Leave out the pictures and transcribe everything else exactly.

Collected material →
○ ○ ○ ○

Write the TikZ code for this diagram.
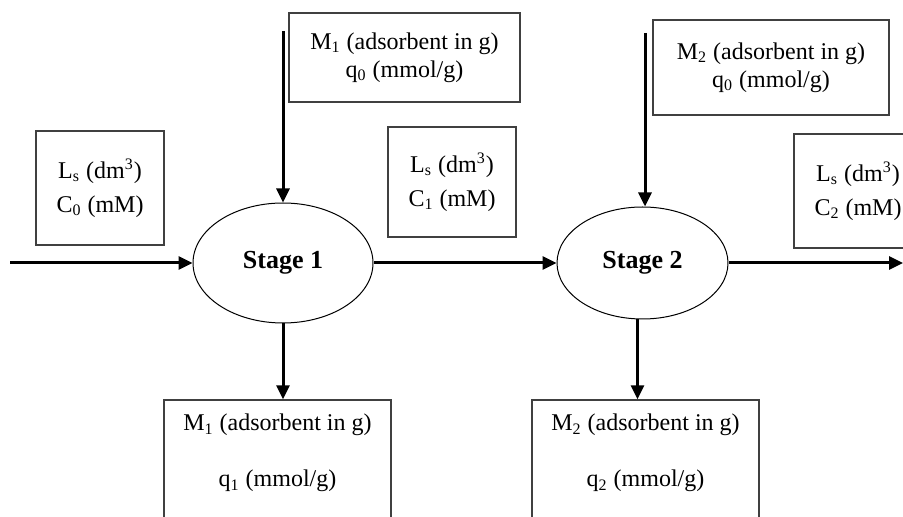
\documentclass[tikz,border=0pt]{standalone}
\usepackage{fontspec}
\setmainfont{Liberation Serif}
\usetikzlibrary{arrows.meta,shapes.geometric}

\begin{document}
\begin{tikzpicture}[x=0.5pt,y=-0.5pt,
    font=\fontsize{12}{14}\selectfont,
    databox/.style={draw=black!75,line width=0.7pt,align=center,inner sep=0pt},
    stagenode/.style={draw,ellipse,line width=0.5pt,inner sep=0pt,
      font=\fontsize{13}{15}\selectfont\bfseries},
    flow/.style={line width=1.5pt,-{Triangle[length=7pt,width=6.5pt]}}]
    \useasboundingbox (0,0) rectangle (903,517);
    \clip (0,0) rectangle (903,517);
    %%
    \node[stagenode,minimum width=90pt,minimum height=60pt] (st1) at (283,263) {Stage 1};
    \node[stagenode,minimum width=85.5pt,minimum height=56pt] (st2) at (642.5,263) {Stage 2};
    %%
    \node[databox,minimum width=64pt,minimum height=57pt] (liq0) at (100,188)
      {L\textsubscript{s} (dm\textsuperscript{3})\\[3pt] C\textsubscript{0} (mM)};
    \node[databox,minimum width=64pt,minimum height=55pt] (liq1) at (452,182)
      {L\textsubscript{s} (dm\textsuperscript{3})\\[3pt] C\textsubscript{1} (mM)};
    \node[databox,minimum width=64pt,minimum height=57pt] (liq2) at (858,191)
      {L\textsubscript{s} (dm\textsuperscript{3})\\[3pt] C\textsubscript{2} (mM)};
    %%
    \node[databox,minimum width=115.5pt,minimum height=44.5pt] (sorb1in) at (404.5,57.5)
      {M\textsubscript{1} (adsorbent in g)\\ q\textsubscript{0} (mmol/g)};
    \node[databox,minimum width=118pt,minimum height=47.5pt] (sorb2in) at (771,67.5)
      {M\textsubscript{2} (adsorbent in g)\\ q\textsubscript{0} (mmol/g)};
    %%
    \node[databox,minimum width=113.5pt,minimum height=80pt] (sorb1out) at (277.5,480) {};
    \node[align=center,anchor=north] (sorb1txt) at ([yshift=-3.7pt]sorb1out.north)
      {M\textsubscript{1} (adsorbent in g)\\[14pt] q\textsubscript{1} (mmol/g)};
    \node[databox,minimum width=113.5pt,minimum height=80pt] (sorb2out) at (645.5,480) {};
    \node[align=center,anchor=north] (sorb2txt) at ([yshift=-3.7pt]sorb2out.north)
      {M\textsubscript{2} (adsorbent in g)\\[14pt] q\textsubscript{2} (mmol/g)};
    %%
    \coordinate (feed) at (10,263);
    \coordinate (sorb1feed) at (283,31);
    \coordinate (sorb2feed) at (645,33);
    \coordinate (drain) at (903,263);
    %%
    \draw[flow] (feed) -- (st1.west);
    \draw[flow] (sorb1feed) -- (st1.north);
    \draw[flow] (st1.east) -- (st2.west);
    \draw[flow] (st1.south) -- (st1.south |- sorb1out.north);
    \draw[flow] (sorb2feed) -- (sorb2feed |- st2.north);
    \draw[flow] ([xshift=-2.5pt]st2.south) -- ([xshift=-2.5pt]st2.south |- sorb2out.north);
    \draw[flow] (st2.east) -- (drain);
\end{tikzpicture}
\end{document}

○ ○ ○ ○

Exercise output →
Write the TikZ code for this diagram.
\documentclass[tikz,border=0pt]{standalone}
\usepackage{fontspec}
\setmainfont{Liberation Serif}
\usetikzlibrary{arrows.meta,shapes.geometric}

\begin{document}
\begin{tikzpicture}[x=0.5pt,y=-0.5pt,
    font=\fontsize{12}{14}\selectfont,
    databox/.style={draw=black!75,line width=0.7pt,align=center,inner sep=0pt},
    stagenode/.style={draw,ellipse,line width=0.5pt,inner sep=0pt,
      font=\fontsize{13}{15}\selectfont\bfseries},
    flow/.style={line width=1.5pt,-{Triangle[length=7pt,width=6.5pt]}}]
    \useasboundingbox (0,0) rectangle (903,517);
    \clip (0,0) rectangle (903,517);
    %%
    \node[stagenode,minimum width=90pt,minimum height=60pt] (st1) at (283,263) {Stage 1};
    \node[stagenode,minimum width=85.5pt,minimum height=56pt] (st2) at (642.5,263) {Stage 2};
    %%
    \node[databox,minimum width=64pt,minimum height=57pt] (liq0) at (100,188)
      {L\textsubscript{s} (dm\textsuperscript{3})\\[3pt] C\textsubscript{0} (mM)};
    \node[databox,minimum width=64pt,minimum height=55pt] (liq1) at (452,182)
      {L\textsubscript{s} (dm\textsuperscript{3})\\[3pt] C\textsubscript{1} (mM)};
    \node[databox,minimum width=64pt,minimum height=57pt] (liq2) at (858,191)
      {L\textsubscript{s} (dm\textsuperscript{3})\\[3pt] C\textsubscript{2} (mM)};
    %%
    \node[databox,minimum width=115.5pt,minimum height=44.5pt] (sorb1in) at (404.5,57.5)
      {M\textsubscript{1} (adsorbent in g)\\ q\textsubscript{0} (mmol/g)};
    \node[databox,minimum width=118pt,minimum height=47.5pt] (sorb2in) at (771,67.5)
      {M\textsubscript{2} (adsorbent in g)\\ q\textsubscript{0} (mmol/g)};
    %%
    \node[databox,minimum width=113.5pt,minimum height=80pt] (sorb1out) at (277.5,480) {};
    \node[align=center,anchor=north] (sorb1txt) at ([yshift=-3.7pt]sorb1out.north)
      {M\textsubscript{1} (adsorbent in g)\\[14pt] q\textsubscript{1} (mmol/g)};
    \node[databox,minimum width=113.5pt,minimum height=80pt] (sorb2out) at (645.5,480) {};
    \node[align=center,anchor=north] (sorb2txt) at ([yshift=-3.7pt]sorb2out.north)
      {M\textsubscript{2} (adsorbent in g)\\[14pt] q\textsubscript{2} (mmol/g)};
    %%
    \coordinate (feed) at (10,263);
    \coordinate (sorb1feed) at (283,31);
    \coordinate (sorb2feed) at (645,33);
    \coordinate (drain) at (903,263);
    %%
    \draw[flow] (feed) -- (st1.west);
    \draw[flow] (sorb1feed) -- (st1.north);
    \draw[flow] (st1.east) -- (st2.west);
    \draw[flow] (st1.south) -- (st1.south |- sorb1out.north);
    \draw[flow] (sorb2feed) -- (sorb2feed |- st2.north);
    \draw[flow] ([xshift=-2.5pt]st2.south) -- ([xshift=-2.5pt]st2.south |- sorb2out.north);
    \draw[flow] (st2.east) -- (drain);
\end{tikzpicture}
\end{document}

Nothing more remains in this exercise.